Abstract from this year's lecture

Music is a world parallel to the real world. This does not mean that it is unrelated or indifferent to the real world, but that the affects, sensations, emotions and thoughts that it arouses are provoked by forms that are inherent to it.

Igor Stravinsky proclaimed that music was powerless to express anything. I'm convinced that's not true. But I'm just as convinced that the reaction it provokes in us is not so much a question of what it is likely to evoke in us as of what intrinsically constitutes it. It's hard for me to say in a single sentence what music expresses, but I do know that what it conveys can be expressed in no other way: not by the visual arts, not by film or video, not by dance, not by computers, not by mathematics, not by philosophy, poetry, the novel, theater, nor by the sciences.
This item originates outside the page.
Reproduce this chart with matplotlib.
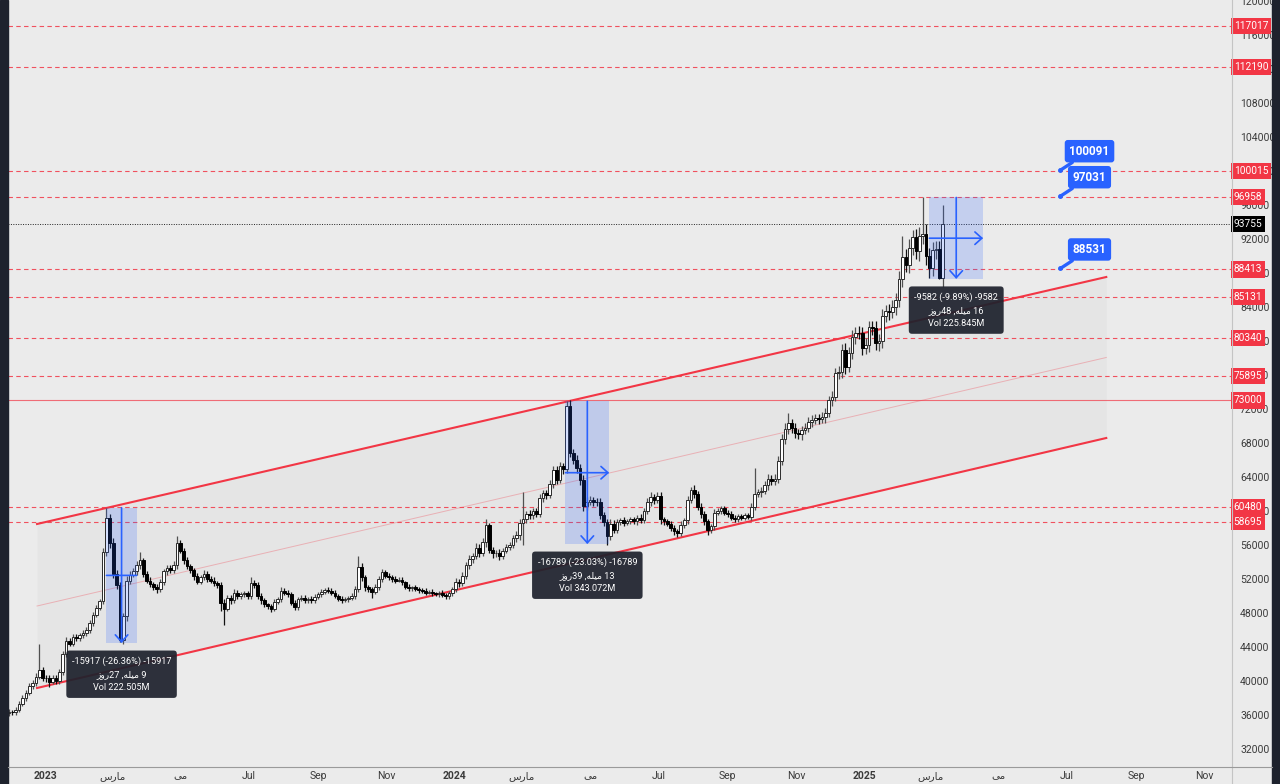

Music is made up of vibrations that, in turn, vibrate us, giving us sensations and emotions, provoking reflection and leaving imprints in our memory of the passage of time. These vibrations touch our senses in a way that no other art form can. This is no doubt why so many people have a purely sensitive or affective relationship with music. It is common for us to associate affects and emotions with listening to music, but these belong to highly personal and subjective registers, and there is no deep connection between them and the nature of these vibrations. The latter are the support for our emotions, but not their essence.